The cgroup v1 controller was file based and supported seemlessly
switching between allow- and denylists. Whether that was ever sensible
is a separate question.

But what this meant was that any container runtime that used a simple
file-based mechanism now had to generate a BPF device program that
mirrored the cgroup v1 semantic such that the old syntax of the cgroup
v1 device controller would be correctly translated into a BPF devices
program.

In addition, this broke some nesting scenarios. So intercepting bpf()
via seccomp was specifically done to avoid devices cgroup regressions.
It was never meant to be a generic solution.

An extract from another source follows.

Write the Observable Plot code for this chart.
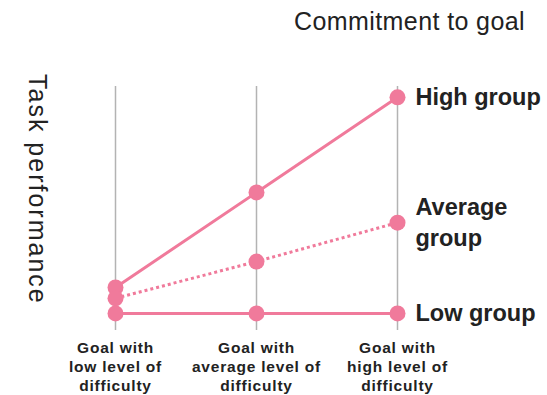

It also doesn't work for all cases as the seccomp notifier's supervision
mechanism isn't really a clean solution.

It's a pipe dream that you can transparently proxy system calls for
another process via seccomp for sufficiently complex system calls. We
did it for specific use-cases where we could sufficiently guarantee that
they could be safe. But to make this work it would involve way more
invasive changes:

* nesting/stacking of seccomp notifiers
* clean handling of pointer arguments in-kernel such that you can safely
  continue system calls being sure that they haven't been modified. This
  is currently only possible in scenarios where safety is guaranteed by
  the kernel refusing nonsensical or unsafe arguments
* correct privilege handling
  The seccomp notifier emulates system calls in userspace and thus has
  to mimick the privilege context of the task it is emulating the system
  call for in such a way that (i) it allows it to succeed by avoiding the
  privilege limitations of why the given system call was supposed to be
  proxied in the first place, (ii) it doesn't allow to circumvent other,
  generic restrictions that would otherwise cause the system call to
  fail. It's like saying e.g., "execute with most of the proxied task's
  creds but let it have a few more privileges". That's frail as Linux
  creds aren't really composable. That's why we have override_creds()
  not "add_creds()" and "subtract_creds()" which would probably be
  nicer.

Or it would have to be a generic first class kernel proxy which begs the
question why not change the subsystems itself to do this cleanly.